Above it angels blow on trumpets, and the border displays horns, a drum, a lyre, a tambourine, bells, and musical notes. Created and installed by Willet Stained Glass Studio of Winona, Minnesota, it cost fifty thousand dollars.
“Al wanted something that would accentuate the idea that in nature God is praised, and the hills and wildlife are God’s,” explains the Rev. Bob Greer, pastor from 1992 to 2007. Along with the glorious figurative windows gracing Wellsboro United Methodist Church, created by Haskins & Co. of Rochester, they testify most eloquently to the truth that Louis Comfort Tiffany was just one of countless artisans, nearly all anonymous, who have long brought extraordinary beauty to the worship of God.

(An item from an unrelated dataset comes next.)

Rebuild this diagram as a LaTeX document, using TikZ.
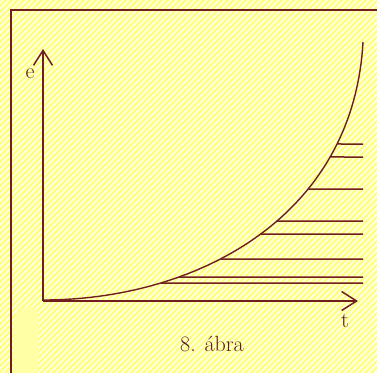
\documentclass[tikz,border=0pt]{standalone}
\usepackage{xcolor}
\definecolor{abrabrown}{RGB}{112,30,30}
\definecolor{abrayellow}{RGB}{255,255,125}
\definecolor{abrapale}{RGB}{255,255,222}
\definecolor{abrapatch}{RGB}{255,255,165}
\usepackage{tikz}
\usetikzlibrary{arrows.meta,intersections}
\tikzset{
  axisline/.style={abrabrown, line width=1.5pt, -{Straight Barb[length=15pt,width=19pt,line width=1.5pt]}},
  levelline/.style={abrabrown, line width=1.5pt},
  axislabel/.style={abrabrown!85!black, font=\fontsize{22}{24}\selectfont, inner sep=0pt}
}

\begin{document}
\begin{tikzpicture}[x=1pt, y=-1pt]
\useasboundingbox (0,0) rectangle (377,373);
% Hatched background
\fill[abrayellow] (0,0) rectangle (377,373);
\begin{scope}
  \clip (0,0) rectangle (377,373);
  \foreach \i in {-376,-370,...,382}
    \draw[abrapale, line width=2.1pt] (\i,373) -- (\i+373,0);
\end{scope}
\fill[abrapatch] (13,373) -- (13,322) .. controls (16,306) and (34,302) .. (38,314) -- (38,373) -- cycle;
% Frame
\draw[abrabrown, line width=1.6pt] (11,373) -- (11,10) -- (377,10);
% Axes
\coordinate (origin) at (43,301);
\coordinate (etip) at (43,49);
\coordinate (ttip) at (358,301);
\draw[axisline] (origin) -- (etip);
\draw[axisline] (origin) -- (ttip);
\node[axislabel] (elabel) at (30,74) {e};
\node[axislabel] (tlabel) at (345,321) {t};
% Growth curve
\draw[abrabrown, line width=1.4pt, name path=growth] (43,300) .. controls (193,300) and (353,220) .. (363,42);
% Horizontal levels from the curve
\foreach \y in {144,157,189,221,234,259,277,283} {
  \path[name path=level] (43,\y) -- (363,\y);
  \draw[levelline, name intersections={of=growth and level}] (intersection-1) -- (363,\y);
}
% Caption
\node[axislabel, anchor=base] (caption) at (212,351) {8. ábra};
\end{tikzpicture}
\end{document}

Still, Father Millard, who went around the nave on his first Sunday greeting each parishioner with a handshake and a “Peace be with you,” says he’s already captivated by the lambent glow of St. Paul’s windows, “which so lend themselves to quiet contemplation.”
“Who else [but Tiffany] could capture the magnificence of each individual pane?” he wonders. “As the sun moves around the church, every single panel will receive the light of the sun and its moment of glory,” much as divine grace can touch individuals at different times and places. In those seemingly plain “quarry” windows, he surmises, the congregants of St. Paul’s “may have found just what they were looking for.”